Quant aux comités de parti, aux partis eux mêmes, aux
programmes et à leur publication obligée depuis la loi
Barodet de 1882, il en fut débattu sans fin tout comme des
multiples procédures du vote et leur périodicité, outre la
possibilité de ruiner l’efficacité du plébiscite par sa
multiplication sur des objets futiles. On ouvrit sur « un régime
sans nom » qui se convertit en « démocratie moyenne » . La
force de Pierre Rosanvallon est d’inscrire avec maestria tous
ces problèmes dans le droit fil des précurseurs de 1820
même si « le nouveau lien électoral » et la
professionnalisation du « politicien » , au départ un anglicisme,
engendrèrent la « révolution silencieuse du mandat » qui finit
par faire concevoir l’écart entre responsabilité politique et
pénale, la première étant attachée au principe de la
représentation, la seconde à une technique institutionnelle,
ce qui menait Louis Blanc à énoncer dès 1873 que « le
suffrage universel a pour résultat l’identification d’une
minorité éclairée avec le pouvoir d’une majorité convaincue » .
Des pages sur la question du référendum qui traduit
l’aspiration à la démocratie directe et accompagna la crise
boulangiste, on doit retenir combien son rejet a partie liée
avec une conception plus socio-économique des enjeux, y
compris chez les socialistes. Gabriel de Tarde croyait lui, à la
statistique politique comme appareil permanent d’analyse
des vœux de la population. Les différences et répétitions du
XXe siècle qualifiées de « gouffres » quand il s’agit de
l’absorption de la société par l’Etat et de l’impératif de l’unité
ont fait émerger une vision restrictive de la légitimation
politique. Cette définition a minima de la démocratie fut dès
1929 celle du juriste autrichien Hans Kelsen, élève de Max
Weber, qui la rattache d’abord à la liberté, ce que
reprendront ses compatriotes, Popper et Schumpeter, quand
ils publient en 1945 et 1942 La Société ouverte et ses
ennemis et Capitalisme, socialisme et démocratie.

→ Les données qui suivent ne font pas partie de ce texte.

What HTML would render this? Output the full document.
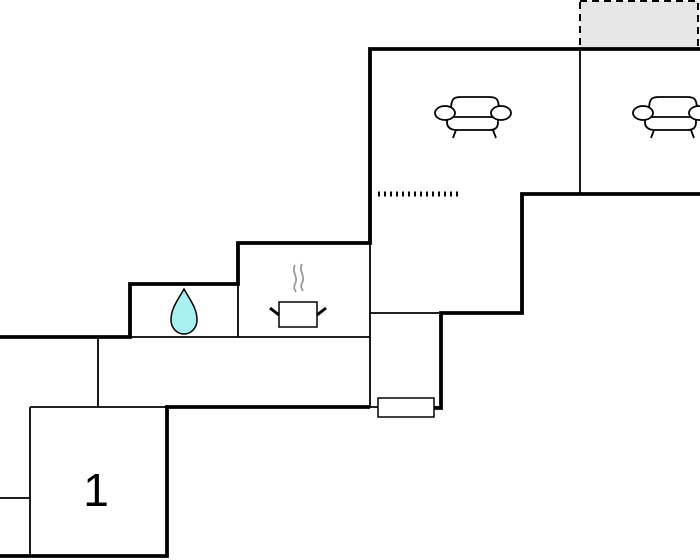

Le livre se clôt par la mise à plat des illusions souverainistes
et mondialistes du présent alors que nous devons faire avec
les élaborations du temps. A défaut d’être « le caprice de
chaque heure », la démocratie comme la nation sont bien des
fruits de la durée, car « le peuple, comme sujet politique
collectif, est en effet lui-même une figure du temps ». Il est
substantiellement une histoire, et la mémoire une variable clé
de la démocratie qui est inscription symbolique de son
identité. Cette reconnaissance positive suggère des
temporalités à harmoniser pour créer ce quelque chose qui
serait une nation ouverte et un objet à construire où se
réaliserait en petit ce qui ne peut l’être plus amplement.
Pierre Rosanvallon
1. Voir pour mémoire Le moment Guizot, Paris, Gallimard,
1985, Q.L. n° 437, La Monarchie impossible. Histoire des
Chartes de 1814 et 1830, Paris, Fayard, 1994, voir Q.L. n°
666, Le Sacre du citoyen, Q.L. n° 614.